The duo closed the first half with passion, reverence, and ecstasy in Debussy: Ariettes Oubliée (Forgotten Songs) (1887). Wohlgemuth, singing everything from memory, gazed off into the middle distance, giving forth the aura of intense rapture as well as diva passion and frenzy. She floated some beautiful pianissimos and closed one of the six songs with a time-stopping diminuendo of regret. Colombat simulated the requisite Debussyian wateriness and timbres from the upright, while giving full support to the changes of mood and attentiveness to rhythmic and harmonic morphology. From frenzied acclamations to reverent lullabies, they encompassed Verlaine’s depictions of the circus of life’s changeable atmospheres.
Then came the evening’s novelty, a melodrama in new clothes from the pen of 20th-century modernist Ruth Crawford Seeger; she illumined the adventures of the immortal Tom Thumb in six brief cautionary tales, which interlaced evocative piano lines with dramatic declamation of inane but charming text. Melodrama and public oration retained some currency at the time Seeger was writing, unlike today, when either can seem arch or caricaturish. Demler’s resonant bass baritone reverberated in the room, and wisely he avoided falsetto when uttering words from the tiny tom or the mouse he rode in on. Rather, he spun out the fables fabulously, perhaps, he told us afterwards, because he had read the entire Harry Potter saga out loud to his young daughter. Colombat exhibited just the right lightness and naivete as he reveled in Seeger’s improvisatory-sounding interactions with the 300-year-old story; we enjoyed how he tone-painted Seeger’s depictions of events such as the menacing steps of the robbed king and the final blow to the crushed mouse with such spicy relish. One didn’t need to think about the modernist idiom of the composer’s language at all. The genre of melodrama with musical Schlagobers works for me. How about Liszt’s Lenore or Strauss’s Enoch Arden next time? Or Beethoven’s brief incidental melodrama with a glass harmonica part?

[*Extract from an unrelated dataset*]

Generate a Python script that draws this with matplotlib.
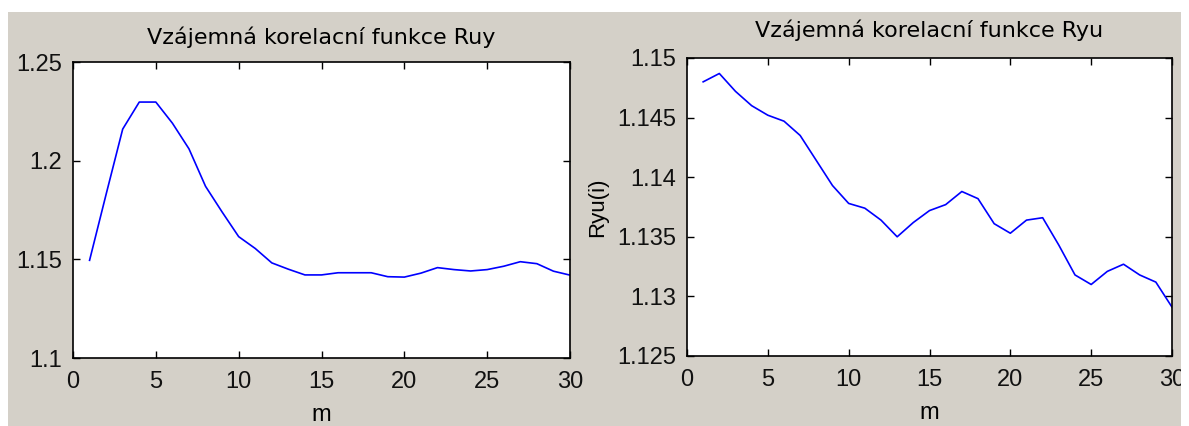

Colombat and Wohlgemuth then delivered six wonderful Schubert Lieder* (mostly to Goethe texts) with generous engagement, if not the most gemütlich effect. In a room with 25 friends, the artists could have managed a more direct, conversational intimacy such as we got when Colombat spoke to us. The songs felt fully realized and lived in (surprising after only three weeks) but lacked warmth of nuance. Frankly, Wohlgemuth’s polished and easily produced clarion tones seemed more fitting for an opera house. She has all the makings of star, including a true floated pianissimo, agility, and very attractive stage presence, but in Lieder we want more refined and differentiated expression and less to-the-back-of the hall projection.